For a purer groomer ski, 70 - 80mm underfoot is a rough guide as to what constitutes a narrow ski. From 80mm – 95mm is a bit more of an all-mountain ski which has versatility to perform well both on and off-piste well. Wider than 100mm gets into quite a fat ski which will be excellent for those big mountain, off-piste days with lots of powder. Skis go as high as 140mm for regular punters if you are really looking to charge through the crud, or look like you have two snowboards on your feet. Wider than that is getting a little comical and probably counter productive. 

For moguls, a narrower ski is generally a bit easier to handle, as is a ski with less of a sidecut to help you shape your turns to the bumps.

 

Sidecut

Sidecut refers to the difference in width between the waist, and the tip and tail. All skis now have some degree of sidecut - straight skis belong in the 1970s.

From the mid-1990s, the shaped ski, or ‘parabolic’ ski became extremely popular, taking over the from the straight style. This sidecut allows the ski to turn much more easily as it requires the skier to roll the ankles and feet. This partially changed the best technique for skiers. It also meant that the skis could get a little shorter, as the sidecut means pressure is placed over a greater length of the edge of the ski than with a straight ski.

A deep sidecut refers to a bigger difference in width at the tip and tail compared to the waist, as opposed to a narrow sidecut where the curve is more gradual on the ski.

The deeper the sidecut, the tighter a ski will turn.

With the advent of the rockered ski with a wider waist, the popular shape of skis has in general moved back more towards a smalller sidecut with a narrow curve.

Radius

Radius will often be printed on the ski. This refers to the natural turning arc of the ski. A shorter radius means the ski is better for tight turns.

Anything less than 16 metres is considered short. These skis will be good on groomers. From roughly 17m – 22m, you will find skis in the all-mountain range. A ski with a radius of longer than 22m will have a narrow sidecut, and you are likely to find this range among powder and big-mountain skis which are wide underfoot.

You will also find a long radius in the best mogul skis as a straighter ski is much easier to handle in the bumps.

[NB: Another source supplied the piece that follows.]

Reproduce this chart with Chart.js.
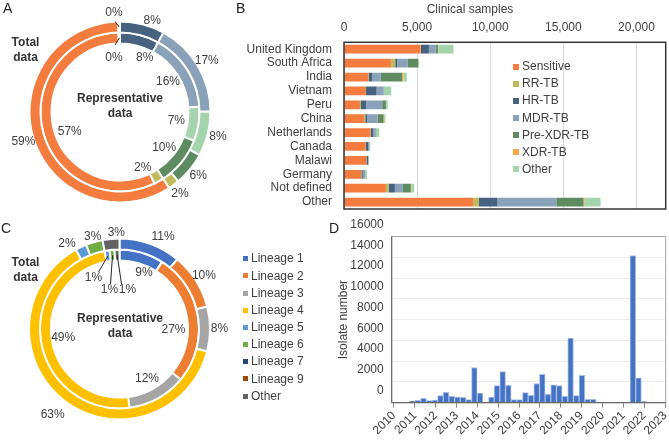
<!DOCTYPE html>
<html>
<head>
<meta charset="utf-8">
<script src="https://cdn.jsdelivr.net/npm/chart.js@4.4.1/dist/chart.umd.min.js"></script>
<style>
  html, body { margin: 0; padding: 0; background: #fff; }
  #fig { position: relative; width: 669px; height: 441px; overflow: hidden;
         font-family: "Liberation Sans", Arial, sans-serif; font-size: 12px; color: #404040; }
  #fig canvas, #fig .abs { position: absolute; }
  .tag { font-size: 14px; line-height: 14px; color: #222; }
  .ring { width: 51px; text-align: center; font-weight: bold; line-height: 15px; color: #333; }
  .mid { width: 120px; text-align: center; font-weight: bold; line-height: 15px; color: #333; }
  .legend div { white-space: nowrap; }
  .legend span { display: inline-block; vertical-align: middle; }
</style>
</head>
<body>
<div id="fig">
  <canvas id="chartA" width="240" height="220" style="left:0;top:2px"></canvas>
  <canvas id="chartB" width="437" height="220" style="left:232px;top:0"></canvas>
  <canvas id="chartC" width="239" height="220" style="left:0;top:219px"></canvas>
  <canvas id="chartD" width="339" height="223" style="left:330px;top:218px"></canvas>

  <div class="abs tag" style="left:3px;top:1px">A</div>
  <div class="abs tag" style="left:236px;top:1px">B</div>
  <div class="abs tag" style="left:1px;top:221px">C</div>
  <div class="abs tag" style="left:329px;top:221px">D</div>

  <div class="abs ring" style="left:0;top:34.6px">Total<br>data</div>
  <div class="abs mid" style="left:60px;top:91px">Representative<br>data</div>
  <div class="abs ring" style="left:0;top:254.6px">Total<br>data</div>
  <div class="abs mid" style="left:60px;top:310.6px">Representative<br>data</div>

  <div class="abs" style="left:400px;top:3px;width:140px;text-align:center;line-height:12px">Clinical samples</div>
  <div class="abs legend" id="legendB" style="left:513px;top:57.8px;line-height:16.4px"></div>
  <div class="abs legend" id="legendC" style="left:243px;top:250px;line-height:16.67px"></div>
</div>
<script>
// Panels A and B: drug-resistance categories
const resistance = ['Sensitive', 'RR-TB', 'HR-TB', 'MDR-TB', 'Pre-XDR-TB', 'XDR-TB', 'Other'];
const resColors = ['#F47C3F', '#BFBA5C', '#46627F', '#89A2BA', '#5E8B5F', '#F9A841', '#A3D4AB'];

// Panel A: categories in the order they sit on the rings (clockwise from 12 o'clock), in %
const ringOrderA = ['HR-TB', 'MDR-TB', 'Other', 'Pre-XDR-TB', 'RR-TB', 'Sensitive', 'XDR-TB'];
const totalDataA = [8, 17, 8, 6, 2, 59, 0.3];
const reprDataA = [8, 16, 7, 10, 2, 57, 0.3];

// Panel B: clinical samples per country
const countries = ['United Kingdom', 'South Africa', 'India', 'Vietnam', 'Peru', 'China',
  'Netherlands', 'Canada', 'Malawi', 'Germany', 'Not defined', 'Other'];
const sensitive = [5236, 3208, 1660, 1480, 1090, 1365, 1820, 1480, 1525, 1183, 2867, 8830];
const rrTb      = [30, 295, 20, 0, 70, 90, 15, 10, 10, 10, 180, 385];
const hrTb      = [540, 137, 250, 750, 340, 137, 160, 180, 115, 90, 430, 1275];
const mdrTb     = [457, 730, 570, 480, 1115, 705, 180, 50, 10, 160, 545, 4030];
const preXdrTb  = [157, 705, 1480, 20, 250, 410, 20, 10, 10, 10, 545, 1865];
const xdrTb     = [20, 10, 90, 0, 10, 40, 0, 0, 0, 0, 30, 70];
const otherTb   = [1044, 45, 230, 500, 110, 90, 215, 60, 40, 110, 205, 1090];
const xTicksB = [0, 5000, 10000, 15000, 20000];

// Panel C: lineages, in %
const lineages = ['Lineage 1', 'Lineage 2', 'Lineage 3', 'Lineage 4', 'Lineage 5',
  'Lineage 6', 'Lineage 7', 'Lineage 9', 'Other'];
const linColors = ['#4472C4', '#ED7D31', '#A5A5A5', '#FFC000', '#5B9BD5',
  '#70AD47', '#264478', '#9E480E', '#636363'];
const totalDataC = [11, 10, 8, 63, 2, 3, 0, 0, 3];
const reprDataC = [9, 27, 12, 49, 1, 1, 0, 0, 1];

// Panel D: collection date bins (bin centre, decimal year) and isolate counts
const binYear = [2010.870, 2011.141, 2011.413, 2011.684, 2011.956, 2012.227, 2012.498,
  2012.770, 2013.041, 2013.313, 2013.584, 2013.855, 2014.127, 2014.398, 2014.670,
  2014.941, 2015.212, 2015.484, 2015.755, 2016.027, 2016.298, 2016.569, 2016.841,
  2017.112, 2017.384, 2017.655, 2017.926, 2018.198, 2018.469, 2018.741, 2019.012,
  2019.284, 2019.555, 2019.826, 2020.098, 2020.369, 2020.641, 2020.912, 2021.183,
  2021.455, 2021.727, 2021.998];
const isolates = [160, 225, 420, 195, 260, 680, 1000, 615, 550, 516, 290, 3390, 935, 30,
  550, 1645, 3000, 1675, 290, 300, 970, 710, 1840, 2740, 805, 1710, 1645, 615, 6230,
  680, 2645, 325, 325, 0, 0, 0, 0, 0, 0, 14170, 2390, 100];
const yearTicks = [2010, 2011, 2012, 2013, 2014, 2015, 2016, 2017, 2018, 2019, 2020, 2021, 2022, 2023];

Chart.defaults.font.family = '"Liberation Sans", Arial, sans-serif';
Chart.defaults.font.size = 12;
Chart.defaults.color = '#404040';
Chart.defaults.animation = false;

// percentage labels around the rings
const ringLabels = {
  id: 'ringLabels',
  afterDatasetsDraw(chart, args, opts) {
    const ctx = chart.ctx;
    ctx.save();
    ctx.font = '12px "Liberation Sans", Arial, sans-serif';
    ctx.fillStyle = '#404040';
    ctx.strokeStyle = '#222';
    ctx.lineWidth = 1;
    ctx.textAlign = 'center';
    ctx.textBaseline = 'middle';
    chart.data.datasets.forEach((ds, di) => {
      const total = ds.data.reduce((a, b) => a + b, 0);
      chart.getDatasetMeta(di).data.forEach((arc, i) => {
        const v = ds.data[i];
        if (!v) return;
        const text = Math.round(v / total * 100) + '%';
        const p = arc.getProps(['x', 'y', 'startAngle', 'endAngle', 'innerRadius', 'outerRadius'], true);
        const key = di + ':' + i;
        const adj = (opts.adjust || {})[key] || {};
        const mid = (p.startAngle + p.endAngle) / 2 + (adj.da || 0) * Math.PI / 180;
        const lead = (opts.leaders || {})[key];
        if (lead) {
          const rm = (p.innerRadius + p.outerRadius) / 2;
          ctx.beginPath();
          ctx.moveTo(p.x + Math.cos(mid) * rm, p.y + Math.sin(mid) * rm);
          ctx.lineTo(p.x + lead.lx, p.y + lead.ly);
          ctx.stroke();
          ctx.fillText(text, p.x + lead.tx, p.y + lead.ty);
        } else {
          const r = adj.r || opts.radius[di];
          ctx.fillText(text, p.x + Math.cos(mid) * r, p.y + Math.sin(mid) * r);
        }
      });
    });
    ctx.restore();
  }
};

// box around the plot area
const frame = {
  id: 'frame',
  afterDraw(chart, args, opts) {
    const {left, top, right, bottom} = chart.chartArea;
    const ctx = chart.ctx;
    ctx.save();
    ctx.lineWidth = opts.width;
    ctx.strokeStyle = opts.color;
    ctx.strokeRect(left, top, right - left, bottom - top);
    if (opts.axisColor) {
      ctx.strokeStyle = opts.axisColor;
      ctx.beginPath();
      ctx.moveTo(left, top);
      ctx.lineTo(left, bottom);
      ctx.lineTo(right, bottom);
      ctx.stroke();
    }
    ctx.restore();
  }
};

function ringChart(id, labels, colors, outer, inner, labelOpts) {
  return new Chart(document.getElementById(id), {
    type: 'doughnut',
    data: {
      labels: labels,
      datasets: [
        { label: 'Total data', data: outer, backgroundColor: colors, borderColor: '#fff', borderWidth: 2 },
        { label: 'Representative data', data: inner, backgroundColor: colors, borderColor: '#fff', borderWidth: 2 }
      ]
    },
    options: {
      responsive: false,
      radius: 90.5,
      cutout: '75.7%',
      plugins: {
        legend: { display: false },
        tooltip: { enabled: false },
        ringLabels: labelOpts
      }
    },
    plugins: [ringLabels]
  });
}

// A
ringChart('chartA', ringOrderA,
  ringOrderA.map(n => resColors[resistance.indexOf(n)]),
  totalDataA, reprDataA,
  {
    radius: [101, 57],
    adjust: {
      '0:0': { da: 5, r: 97 },
      '1:0': { da: 10, r: 60 },
      '1:4': { da: 7, r: 60 },
      '1:5': { da: -8, r: 54 }
    },
    leaders: {
      '0:6': { lx: -5, ly: -90.5, tx: -6, ty: -99.5 },
      '1:6': { lx: -5, ly: -67, tx: -6, ty: -54.5 }
    }
  });

// B
const seriesB = [sensitive, rrTb, hrTb, mdrTb, preXdrTb, xdrTb, otherTb];
new Chart(document.getElementById('chartB'), {
  type: 'bar',
  data: {
    labels: countries,
    datasets: resistance.map((name, k) => ({
      label: name,
      data: seriesB[k],
      backgroundColor: resColors[k],
      borderWidth: 0,
      barPercentage: 0.63,
      categoryPercentage: 1
    }))
  },
  options: {
    responsive: false,
    indexAxis: 'y',
    layout: { padding: { left: 0, top: 0, right: 3.3, bottom: 11 } },
    scales: {
      x: {
        position: 'top',
        stacked: true,
        min: 0,
        max: 22000,
        afterBuildTicks: s => { s.ticks = xTicksB.map(v => ({ value: v })); },
        afterFit: s => { s.height = 42.3; s.paddingLeft = 0; s.paddingRight = 0; },
        ticks: { padding: 7, callback: v => v.toLocaleString('en-US') },
        grid: { color: '#d9d9d9', drawTicks: false },
        border: { display: false }
      },
      y: {
        stacked: true,
        afterFit: s => { s.width = 112; s.paddingTop = 0; s.paddingBottom = 0; },
        ticks: { padding: 12, autoSkip: false },
        grid: { display: false, drawTicks: false },
        border: { display: false }
      }
    },
    plugins: {
      legend: { display: false },
      tooltip: { enabled: false },
      frame: { color: '#333', width: 1.5 }
    }
  },
  plugins: [frame]
});

// C
ringChart('chartC', lineages, linColors, totalDataC, reprDataC, {
  radius: [100, 57],
  adjust: {
    '0:0': { da: 5.5, r: 102 },
    '0:3': { r: 109 },
    '0:4': { da: -6.5 },
    '0:5': { r: 96 },
    '0:8': { da: 3.5, r: 96 },
    '1:0': { da: 7.5, r: 61 },
    '1:1': { da: 10, r: 54 }
  },
  leaders: {
    '1:4': { lx: -21, ly: -57, tx: -26, ty: -51 },
    '1:5': { lx: -9, ly: -45, tx: -10, ty: -39.5 },
    '1:8': { lx: 2, ly: -45, tx: 8, ty: -39.5 }
  }
});

// D
new Chart(document.getElementById('chartD'), {
  type: 'bar',
  data: {
    datasets: [{
      label: 'Isolate number',
      data: binYear.map((x, i) => ({ x: x, y: isolates[i] })),
      backgroundColor: '#4472C4',
      borderColor: '#A7BDE6',
      borderWidth: 1,
      barPercentage: 1,
      categoryPercentage: 1
    }]
  },
  options: {
    responsive: false,
    layout: { padding: { left: 6, top: 18.5, right: 3.3, bottom: 0 } },
    scales: {
      x: {
        type: 'linear',
        offset: false,
        min: 2009.89,
        max: 2023.03,
        afterBuildTicks: s => { s.ticks = yearTicks.map(v => ({ value: v })); },
        afterFit: s => { s.height = 38.3; s.paddingLeft = 0; s.paddingRight = 0; },
        ticks: { autoSkip: false, minRotation: 45, maxRotation: 45, padding: 1, callback: v => String(v) },
        grid: { offset: false, drawOnChartArea: false, drawTicks: true, tickLength: 5, color: '#8c8c8c' },
        border: { display: false }
      },
      y: {
        min: 0,
        max: 16000,
        afterFit: s => { s.width = 55.7; s.paddingTop = 0; s.paddingBottom = 0; },
        ticks: { stepSize: 2000, padding: 8, labelOffset: -12, callback: v => String(v) },
        grid: { color: '#ececec', drawTicks: false },
        border: { display: false },
        title: { display: true, text: 'Isolate number', padding: 0, font: { size: 12 } }
      }
    },
    plugins: {
      legend: { display: false },
      tooltip: { enabled: false },
      frame: { color: '#a6a6a6', width: 1, axisColor: '#595959' }
    }
  },
  plugins: [frame]
});

// HTML legends for B and C
function buildLegend(id, names, colors, size) {
  const box = document.getElementById(id);
  names.forEach((n, k) => {
    const row = document.createElement('div');
    const sw = document.createElement('span');
    sw.style.cssText = 'width:' + size + 'px;height:' + size + 'px;margin-right:3px;background:' + colors[k];
    const tx = document.createElement('span');
    tx.textContent = n;
    row.appendChild(sw);
    row.appendChild(tx);
    box.appendChild(row);
  });
}
buildLegend('legendB', resistance, resColors, 6);
buildLegend('legendC', lineages, linColors, 5);
</script>
</body>
</html>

Backcountry and Weight of the Ski

Another factor to take into account is the weight of the ski. Heavier skis, sometimes with a metal rather than a wood core, will charge through ice and crud more easily than a light ski. However, if you are planning on doing a bit of backcountry, remember you will need to carry your skis. A light ski could be quite a gift when trudging up the hill for the fourth time that day!

 

Flex and Bend

The flex of the ski is how much the ski will bend as pressure is applied. You might often see people in shops trying to look like they know their stuff by bending the skis through the waist!

A more flexible ski is good for beginners as it is a little more forgiving if you hit a rough patch, much like suspension in a car.

For advanced skiers, stiffness is generally preferred as it allows you to charge through the icy and cruddy snow much more easily. A stiffer ski will also feel more stable at speed, and is therefore preferred by racers and aggressive skiers.

A stiffer ski will also avoid the ‘chatter’ and bumpiness that a soft ski will betray as you move into a higher gear.

On the other hand, a softer ski is nice when the snow is very powdery as a stiffer ski will sink a little and not float as nicely. A stiffer ski is also harder to turn in the powder, although it might be better for heavier than average people.

Torsional Stiffness

This refers to the stiffness in the ski when twisting the ski in an upright position. It is the other dimension in which a ski can bend. Some skis are built-up through the middle of the skis to give greater torsional strength. The advantage here is that a soft, flexible ski, which would otherwise not handle the groomers as well, can be designed so that it has additional torsional strength to compensate for the softer, more flexible design. Greater torsional strength gives more strength when holding an edge.

An example of a torsionally stiff ski with a softer flex is the Volkl 90eights.

Gender Considerations

As ski manufacturers like to make more money from us, there are differences between men’s and women’s skis. Women’s skis are generally lighter. The waist, and where the binding is place, is often set further forward to match a women’s relatively lower centre gravity (weight contained in the thighs for women, rather than around the gut for men – all else being equal!). However, the differences are slight and probably not a huge consideration when buying skis.

 

Pick a Ski for the Right Location

Among good riders, you will often find people with several sets of skis. This is because there is no perfect ski for all conditions. There are trade-offs with every element of design.

For those riding in deep, soft snow such as in the Rockies in Canada or the US, or through Japan, a soft, wide, long ski is a popular choice.

For those who are riding in icier conditions with heavier snow, such as Australia, New Zealand, South America, and often Europe, a stiffer ski with a narrower waist is often popular. However, even in these places the wider skis underfoot are becoming more popular as people realise their versatility.

 

Ski Brands

The biggest brands in the world are European in origin, and France is over-represented in producing some of the most well-known manufacturers.

Elan is the pioneer of the parabolic design of ski from the mid-1990s. It is a Slovenian-originating company with headquarters still in Slovenia.

Rossignol is a leading ski designer which was founded back in 1907 in France, and which is now the owner of Dynastar and Lange.

K2 is an American company started in the 1960s, and was the first user of fibreglass technology in skis.

Salomon was started in Annecy, France in the 1940s.

Dynastar is owned by the Rossignol group, and was originally a French company founded in the 1960s.

Atomic is an Austrian company which has been at the forefront of technology changes in skis and boots.

Head is a Dutch company which is also well-known in other sports such as tennis.